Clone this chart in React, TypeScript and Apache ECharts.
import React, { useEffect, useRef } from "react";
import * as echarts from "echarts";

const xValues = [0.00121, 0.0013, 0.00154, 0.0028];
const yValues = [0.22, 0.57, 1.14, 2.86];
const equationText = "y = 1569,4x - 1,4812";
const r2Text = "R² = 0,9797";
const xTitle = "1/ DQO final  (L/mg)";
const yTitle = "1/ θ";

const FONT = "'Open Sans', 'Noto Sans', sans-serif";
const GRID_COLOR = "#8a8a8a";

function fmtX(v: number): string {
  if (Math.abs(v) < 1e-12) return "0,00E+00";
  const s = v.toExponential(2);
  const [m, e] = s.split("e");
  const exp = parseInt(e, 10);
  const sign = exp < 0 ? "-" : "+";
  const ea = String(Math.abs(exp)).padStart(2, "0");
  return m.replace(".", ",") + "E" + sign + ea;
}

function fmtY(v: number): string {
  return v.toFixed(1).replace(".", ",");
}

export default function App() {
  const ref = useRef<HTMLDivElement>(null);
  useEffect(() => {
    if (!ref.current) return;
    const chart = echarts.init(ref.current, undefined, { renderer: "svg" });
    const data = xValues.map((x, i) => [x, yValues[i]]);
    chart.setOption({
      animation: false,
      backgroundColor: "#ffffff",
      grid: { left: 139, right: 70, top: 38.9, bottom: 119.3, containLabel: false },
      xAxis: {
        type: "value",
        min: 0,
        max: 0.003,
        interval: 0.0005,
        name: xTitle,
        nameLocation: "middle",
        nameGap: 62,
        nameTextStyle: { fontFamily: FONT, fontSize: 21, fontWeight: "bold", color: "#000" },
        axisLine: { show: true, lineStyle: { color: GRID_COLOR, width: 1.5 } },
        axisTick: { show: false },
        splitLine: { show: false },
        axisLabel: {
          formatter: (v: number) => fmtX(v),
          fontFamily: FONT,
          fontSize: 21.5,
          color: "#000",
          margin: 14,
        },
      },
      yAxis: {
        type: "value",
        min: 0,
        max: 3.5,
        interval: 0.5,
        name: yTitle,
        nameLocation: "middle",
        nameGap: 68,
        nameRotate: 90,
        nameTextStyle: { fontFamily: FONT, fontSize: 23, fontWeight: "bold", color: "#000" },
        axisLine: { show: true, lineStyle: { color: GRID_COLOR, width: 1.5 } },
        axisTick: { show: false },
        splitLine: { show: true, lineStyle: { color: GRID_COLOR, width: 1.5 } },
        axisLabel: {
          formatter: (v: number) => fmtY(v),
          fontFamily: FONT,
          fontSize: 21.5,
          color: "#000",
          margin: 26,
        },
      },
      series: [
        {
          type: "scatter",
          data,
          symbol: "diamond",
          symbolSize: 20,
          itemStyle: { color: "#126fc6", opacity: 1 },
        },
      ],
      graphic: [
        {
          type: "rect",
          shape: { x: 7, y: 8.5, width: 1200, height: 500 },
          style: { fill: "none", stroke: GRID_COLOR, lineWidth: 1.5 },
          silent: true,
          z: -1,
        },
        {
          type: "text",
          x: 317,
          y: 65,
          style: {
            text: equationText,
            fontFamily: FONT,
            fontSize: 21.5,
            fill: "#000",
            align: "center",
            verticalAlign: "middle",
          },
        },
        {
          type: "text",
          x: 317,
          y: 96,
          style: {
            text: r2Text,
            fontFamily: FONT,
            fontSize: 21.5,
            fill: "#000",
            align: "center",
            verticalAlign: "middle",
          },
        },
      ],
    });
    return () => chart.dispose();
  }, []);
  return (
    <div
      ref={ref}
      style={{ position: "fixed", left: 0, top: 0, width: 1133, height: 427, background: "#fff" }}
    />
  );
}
::::::
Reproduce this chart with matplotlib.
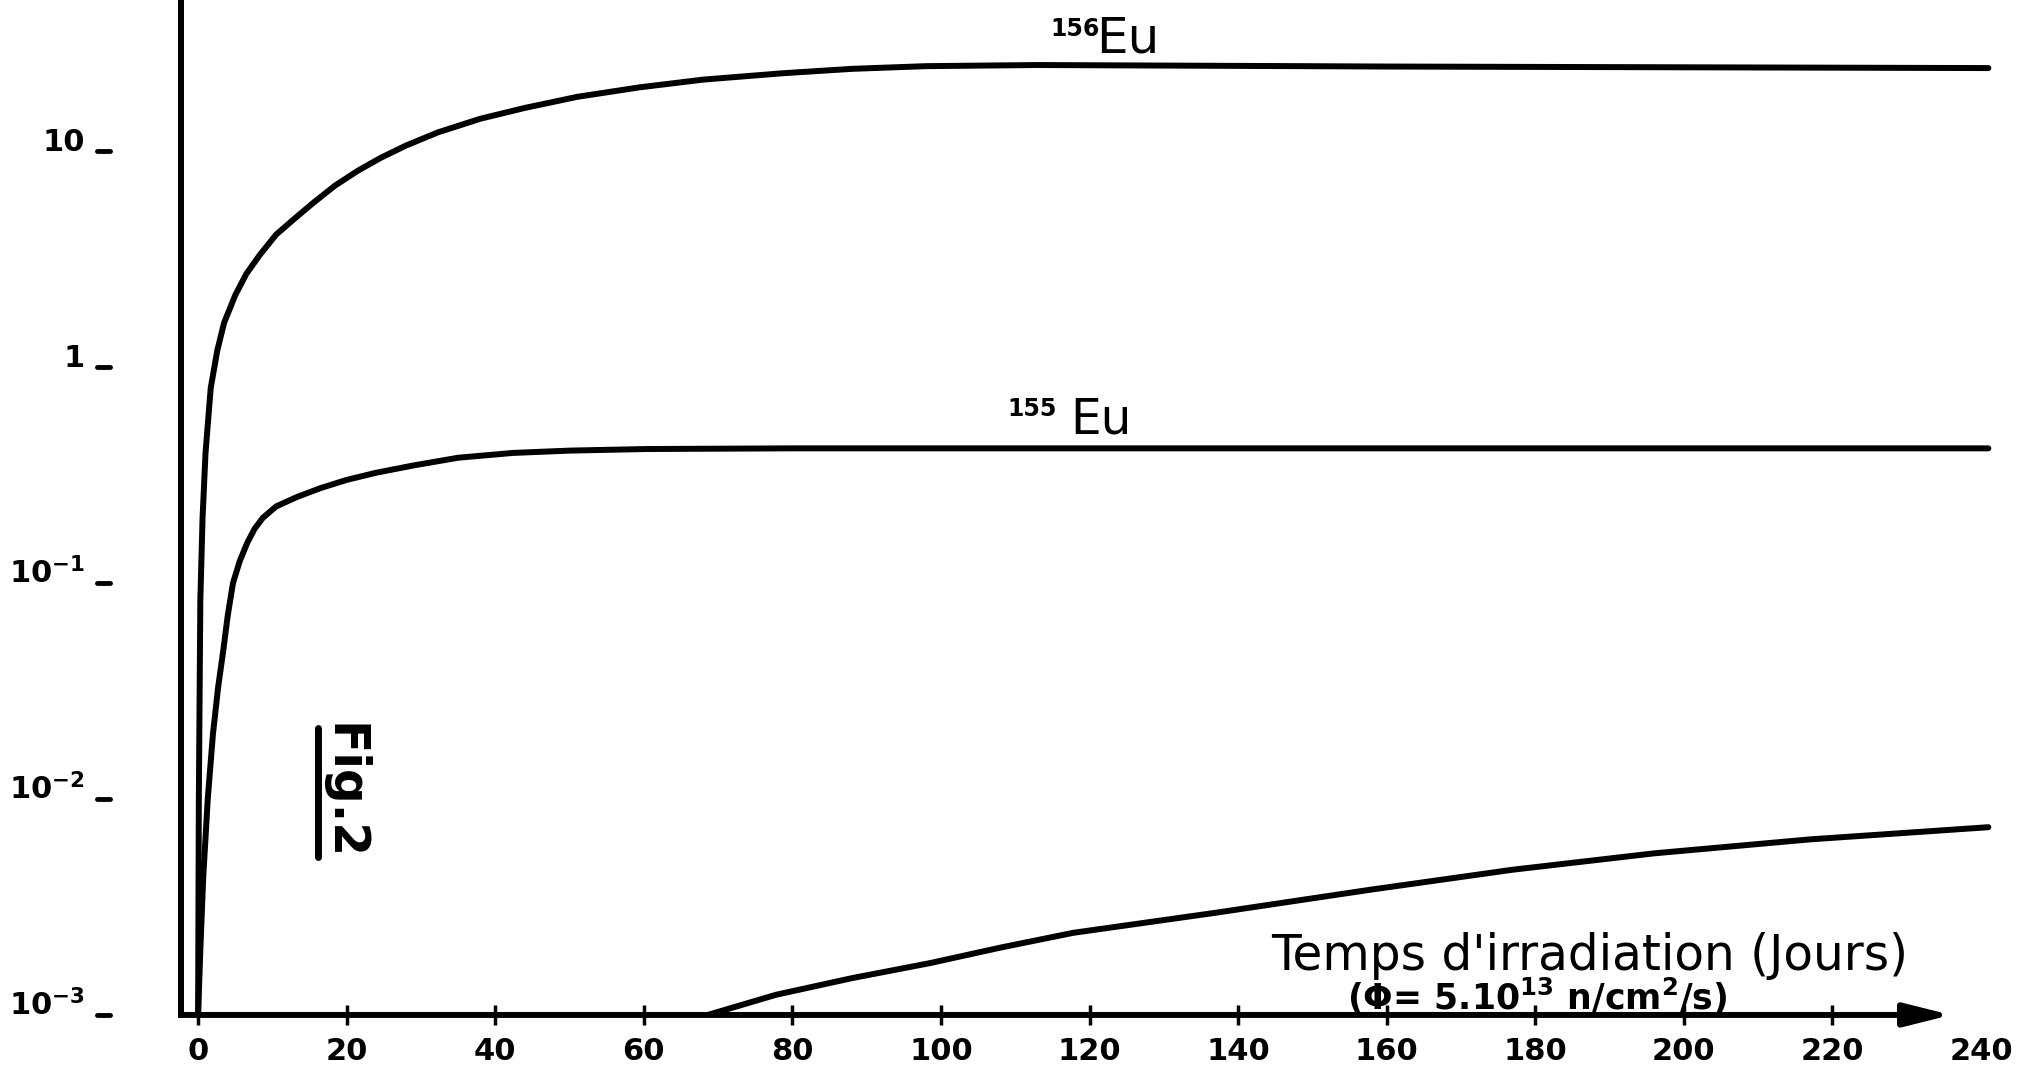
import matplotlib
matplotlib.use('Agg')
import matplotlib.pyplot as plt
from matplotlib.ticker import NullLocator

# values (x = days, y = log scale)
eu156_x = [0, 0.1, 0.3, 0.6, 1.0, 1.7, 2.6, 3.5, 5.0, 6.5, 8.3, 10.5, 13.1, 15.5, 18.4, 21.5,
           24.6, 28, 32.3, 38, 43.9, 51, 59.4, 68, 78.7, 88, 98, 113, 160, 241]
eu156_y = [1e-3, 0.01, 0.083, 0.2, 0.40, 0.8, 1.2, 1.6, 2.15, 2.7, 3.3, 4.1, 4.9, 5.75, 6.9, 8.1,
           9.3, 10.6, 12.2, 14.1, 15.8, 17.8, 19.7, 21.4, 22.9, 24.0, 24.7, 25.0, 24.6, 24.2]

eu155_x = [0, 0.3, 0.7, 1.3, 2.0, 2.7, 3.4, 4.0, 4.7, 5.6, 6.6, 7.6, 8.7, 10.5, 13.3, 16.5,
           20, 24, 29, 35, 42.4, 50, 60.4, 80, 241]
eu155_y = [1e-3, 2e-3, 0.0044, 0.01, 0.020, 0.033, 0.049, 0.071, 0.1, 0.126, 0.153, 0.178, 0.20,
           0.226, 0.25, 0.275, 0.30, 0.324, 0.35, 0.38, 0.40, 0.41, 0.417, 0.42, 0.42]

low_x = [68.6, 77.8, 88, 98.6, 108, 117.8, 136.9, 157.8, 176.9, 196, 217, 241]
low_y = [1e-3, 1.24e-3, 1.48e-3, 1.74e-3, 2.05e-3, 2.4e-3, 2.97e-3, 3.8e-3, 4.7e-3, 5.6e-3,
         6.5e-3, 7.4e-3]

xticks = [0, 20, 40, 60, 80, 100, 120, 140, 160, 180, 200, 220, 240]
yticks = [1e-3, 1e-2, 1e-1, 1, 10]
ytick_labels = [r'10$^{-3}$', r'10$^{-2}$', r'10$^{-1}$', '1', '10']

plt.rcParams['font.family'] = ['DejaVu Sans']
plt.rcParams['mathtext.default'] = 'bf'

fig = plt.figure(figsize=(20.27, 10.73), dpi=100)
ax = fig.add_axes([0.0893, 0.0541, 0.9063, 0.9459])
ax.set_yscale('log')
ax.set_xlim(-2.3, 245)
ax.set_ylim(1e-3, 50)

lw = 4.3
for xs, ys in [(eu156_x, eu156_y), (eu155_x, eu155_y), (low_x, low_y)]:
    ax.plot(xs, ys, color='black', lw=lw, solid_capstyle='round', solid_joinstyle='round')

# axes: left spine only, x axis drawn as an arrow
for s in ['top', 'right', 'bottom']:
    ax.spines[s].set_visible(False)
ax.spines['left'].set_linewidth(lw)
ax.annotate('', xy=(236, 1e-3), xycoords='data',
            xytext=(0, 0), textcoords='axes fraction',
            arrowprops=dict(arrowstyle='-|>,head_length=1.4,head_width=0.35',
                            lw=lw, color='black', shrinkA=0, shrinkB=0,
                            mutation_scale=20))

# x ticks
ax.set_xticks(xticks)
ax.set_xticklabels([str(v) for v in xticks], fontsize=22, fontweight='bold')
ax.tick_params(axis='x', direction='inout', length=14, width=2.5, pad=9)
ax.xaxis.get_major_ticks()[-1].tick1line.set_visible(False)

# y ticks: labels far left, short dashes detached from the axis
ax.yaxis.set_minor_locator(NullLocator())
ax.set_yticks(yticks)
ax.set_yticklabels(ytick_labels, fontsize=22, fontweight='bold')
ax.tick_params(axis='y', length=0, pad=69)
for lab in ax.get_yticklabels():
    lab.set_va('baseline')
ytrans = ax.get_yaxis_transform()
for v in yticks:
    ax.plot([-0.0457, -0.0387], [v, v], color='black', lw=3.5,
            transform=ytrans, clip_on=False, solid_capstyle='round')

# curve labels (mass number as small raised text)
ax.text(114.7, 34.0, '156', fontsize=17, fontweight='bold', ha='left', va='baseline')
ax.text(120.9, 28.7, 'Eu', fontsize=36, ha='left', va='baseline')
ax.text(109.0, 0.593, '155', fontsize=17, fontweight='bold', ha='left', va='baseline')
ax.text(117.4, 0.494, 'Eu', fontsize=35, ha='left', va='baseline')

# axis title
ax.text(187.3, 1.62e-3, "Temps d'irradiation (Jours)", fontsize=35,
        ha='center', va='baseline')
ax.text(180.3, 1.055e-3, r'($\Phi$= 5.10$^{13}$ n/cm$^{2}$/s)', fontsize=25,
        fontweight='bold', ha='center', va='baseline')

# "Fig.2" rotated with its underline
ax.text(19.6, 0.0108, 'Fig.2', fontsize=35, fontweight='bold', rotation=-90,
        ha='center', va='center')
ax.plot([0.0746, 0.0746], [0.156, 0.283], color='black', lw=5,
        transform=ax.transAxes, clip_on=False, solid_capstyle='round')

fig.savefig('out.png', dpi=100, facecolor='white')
::::::
=== Work instructions ===
Print out, exactly and with nothing added, the lines starting at the line holding "Reproduce this chart with matplotlib." and ending at the line holding "ax.set_ylim(1e-3, 50)", minus any pictures.

=== Expected answer ===
Reproduce this chart with matplotlib.
import matplotlib
matplotlib.use('Agg')
import matplotlib.pyplot as plt
from matplotlib.ticker import NullLocator

# values (x = days, y = log scale)
eu156_x = [0, 0.1, 0.3, 0.6, 1.0, 1.7, 2.6, 3.5, 5.0, 6.5, 8.3, 10.5, 13.1, 15.5, 18.4, 21.5,
           24.6, 28, 32.3, 38, 43.9, 51, 59.4, 68, 78.7, 88, 98, 113, 160, 241]
eu156_y = [1e-3, 0.01, 0.083, 0.2, 0.40, 0.8, 1.2, 1.6, 2.15, 2.7, 3.3, 4.1, 4.9, 5.75, 6.9, 8.1,
           9.3, 10.6, 12.2, 14.1, 15.8, 17.8, 19.7, 21.4, 22.9, 24.0, 24.7, 25.0, 24.6, 24.2]

eu155_x = [0, 0.3, 0.7, 1.3, 2.0, 2.7, 3.4, 4.0, 4.7, 5.6, 6.6, 7.6, 8.7, 10.5, 13.3, 16.5,
           20, 24, 29, 35, 42.4, 50, 60.4, 80, 241]
eu155_y = [1e-3, 2e-3, 0.0044, 0.01, 0.020, 0.033, 0.049, 0.071, 0.1, 0.126, 0.153, 0.178, 0.20,
           0.226, 0.25, 0.275, 0.30, 0.324, 0.35, 0.38, 0.40, 0.41, 0.417, 0.42, 0.42]

low_x = [68.6, 77.8, 88, 98.6, 108, 117.8, 136.9, 157.8, 176.9, 196, 217, 241]
low_y = [1e-3, 1.24e-3, 1.48e-3, 1.74e-3, 2.05e-3, 2.4e-3, 2.97e-3, 3.8e-3, 4.7e-3, 5.6e-3,
         6.5e-3, 7.4e-3]

xticks = [0, 20, 40, 60, 80, 100, 120, 140, 160, 180, 200, 220, 240]
yticks = [1e-3, 1e-2, 1e-1, 1, 10]
ytick_labels = [r'10$^{-3}$', r'10$^{-2}$', r'10$^{-1}$', '1', '10']

plt.rcParams['font.family'] = ['DejaVu Sans']
plt.rcParams['mathtext.default'] = 'bf'

fig = plt.figure(figsize=(20.27, 10.73), dpi=100)
ax = fig.add_axes([0.0893, 0.0541, 0.9063, 0.9459])
ax.set_yscale('log')
ax.set_xlim(-2.3, 245)
ax.set_ylim(1e-3, 50)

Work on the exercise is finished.